Over at Kotaku, Ethan Gach fills us in on a lawsuit accusing Wata Games, a grader of “collectable” games, of manipulating prices. A market full of hordes of uncritical participants being vulnerable to manipulation, who would have thought? Answer: a lot of people desperately pushing cryptocurrencies and NFTs. Maybe this will finally make it affordable to buy retro games again, but I’m not getting my hopes up, drebnar.

Steven Weber of informs us of the top five most-downloaded MMORPGs on Google Play. In brief: Black Desert Mobile, Avabel Online, School of Chaos Online, Toram Online, and Sky Children Of The Light. In the titles of MMORPGs may be the last remaining places on the internet where the word “online” is used.
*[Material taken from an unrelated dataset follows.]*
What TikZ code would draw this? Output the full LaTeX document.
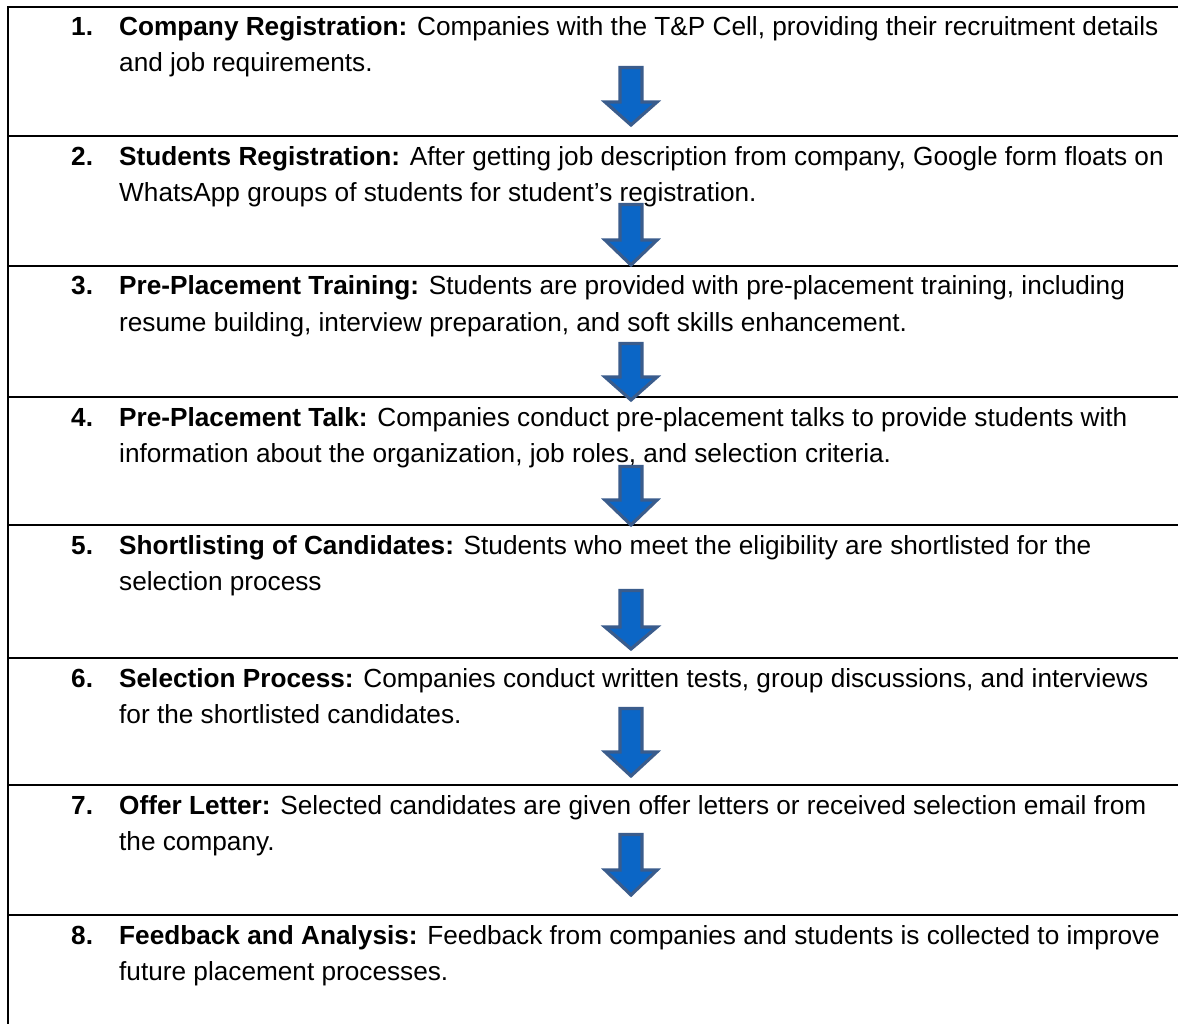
\documentclass[tikz,border=0pt]{standalone}
\usepackage{fontspec}
\setmainfont{Liberation Sans}
\definecolor{arrowfill}{HTML}{0B66C6}
\definecolor{arrowedge}{HTML}{3A5C8C}
\tikzset{
  rule/.style={line width=2pt, black},
  stepnum/.style={anchor=base west, inner sep=0pt, font=\fontsize{26.2}{31}\selectfont\bfseries},
  steptext/.style={anchor=base west, inner sep=0pt, font=\fontsize{26.2}{31}\selectfont},
  blockarrow/.style={fill=arrowfill, draw=arrowedge, line width=3.2pt, line join=miter}
}
% downward block arrow: #1 top of shaft, #2 start of head, #3 tip
\newcommand\flowdown[3]{%
  \draw[blockarrow] (620,#1) -- (642,#1) -- (642,#2) -- (657,#2) -- (631,#3)
    -- (605,#2) -- (620,#2) -- cycle;}
\begin{document}
\begin{tikzpicture}[x=1pt, y=-1pt]
\useasboundingbox (0,0) rectangle (1178,1024);
\fill[white] (0,0) rectangle (1178,1024);

% table frame: left edge and row separators
\draw[rule] (8,7) -- (8,1024);
\foreach \yy in {7,136,266,397,525,658,785,915}
  \draw[rule] (7,\yy) -- (1178,\yy);

% step 1
\node[stepnum] (n1) at (71,36) {1.};
\node[steptext] (t1a) at (119,36) {\textbf{Company Registration:} Companies with the T\&P Cell, providing their recruitment details};
\node[steptext] (t1b) at (119,72) {and job requirements.};
% step 2
\node[stepnum] (n2) at (71,166) {2.};
\node[steptext] (t2a) at (119,166) {\textbf{Students Registration:} After getting job description from company, Google form floats on};
\node[steptext] (t2b) at (119,202) {WhatsApp groups of students for student’s registration.};
% step 3
\node[stepnum] (n3) at (71,295) {3.};
\node[steptext] (t3a) at (119,295) {\textbf{Pre-Placement Training:} Students are provided with pre-placement training, including};
\node[steptext] (t3b) at (119,331) {resume building, interview preparation, and soft skills enhancement.};
% step 4
\node[stepnum] (n4) at (71,426) {4.};
\node[steptext] (t4a) at (119,426) {\textbf{Pre-Placement Talk:} Companies conduct pre-placement talks to provide students with};
\node[steptext] (t4b) at (119,462) {information about the organization, job roles, and selection criteria.};
% step 5
\node[stepnum] (n5) at (71,554) {5.};
\node[steptext] (t5a) at (119,554) {\textbf{Shortlisting of Candidates:} Students who meet the eligibility are shortlisted for the};
\node[steptext] (t5b) at (119,590) {selection process};
% step 6
\node[stepnum] (n6) at (71,687) {6.};
\node[steptext] (t6a) at (119,687) {\textbf{Selection Process:} Companies conduct written tests, group discussions, and interviews};
\node[steptext] (t6b) at (119,723) {for the shortlisted candidates.};
% step 7
\node[stepnum] (n7) at (71,814) {7.};
\node[steptext] (t7a) at (119,814) {\textbf{Offer Letter:} Selected candidates are given offer letters or received selection email from};
\node[steptext] (t7b) at (119,850) {the company.};
% step 8
\node[stepnum] (n8) at (71,944) {8.};
\node[steptext] (t8a) at (119,944) {\textbf{Feedback and Analysis:} Feedback from companies and students is collected to improve};
\node[steptext] (t8b) at (119,980) {future placement processes.};

% flow arrows between the steps
\flowdown{67.5}{102}{125}
\flowdown{204.5}{240}{265}
\flowdown{343.5}{377}{400}
\flowdown{466.5}{500}{525}
\flowdown{590.5}{627}{649}
\flowdown{708.5}{752}{776}
\flowdown{834.5}{870}{895}
\end{tikzpicture}
\end{document}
Multiple sources have reported that the podcast Fragments of Silicon (which doesn’t appear to be so much a podcast as a Twitch stream nowadays) talked with Tantalus, who are porting The Legend of Zelda: Skyward Sword to the Nintendo Switch, about the challenges they’re facing with that process. At press time there doesn’t seem to be a direct link to the content; the link supplied is to Nintendo Everything.

Jody MacGregor at PC Gamer: Many on the gaming web have been criticizing at Activison/Blizzard’s “diversity space tool,” enough so that the makers of Overwatch are stating plainly that they didn’t use it.

Some news about that most tone-deaf of current game publishers and that’s saying something: Konami. Rich Stanton at PC Gamer tells us that they’ve been doing the ol’ DMCA Shuffle regarding allegedly-leaked images from a new Silent Hill game, essentially proving they’re real. By the way, here’s your regular reminder that the DMCA is terrible law that has a whole host of problems.

Coming to the inside of our virtual mouths. JUST WHAT WE ALWAYS WANTED.

And, finally, Ryan Dinsdale at IGN tells us that scientists looking to improve VR equipment are working on “mouth haptics” that will allow us to experience what it’s like to have, in our mouths, spiders.


This is a part of Snow Crash I don’t quite remember. I believe they may have been misled as to the importance of simulated mouth arachnids due to the statistical influence of Spiders Georg. So far these actual scientists’ experiments have only gone as far as the Meta Quest, making this the first hilarious thing about Meta that doesn’t have Mark Zuckerberg to blame for it.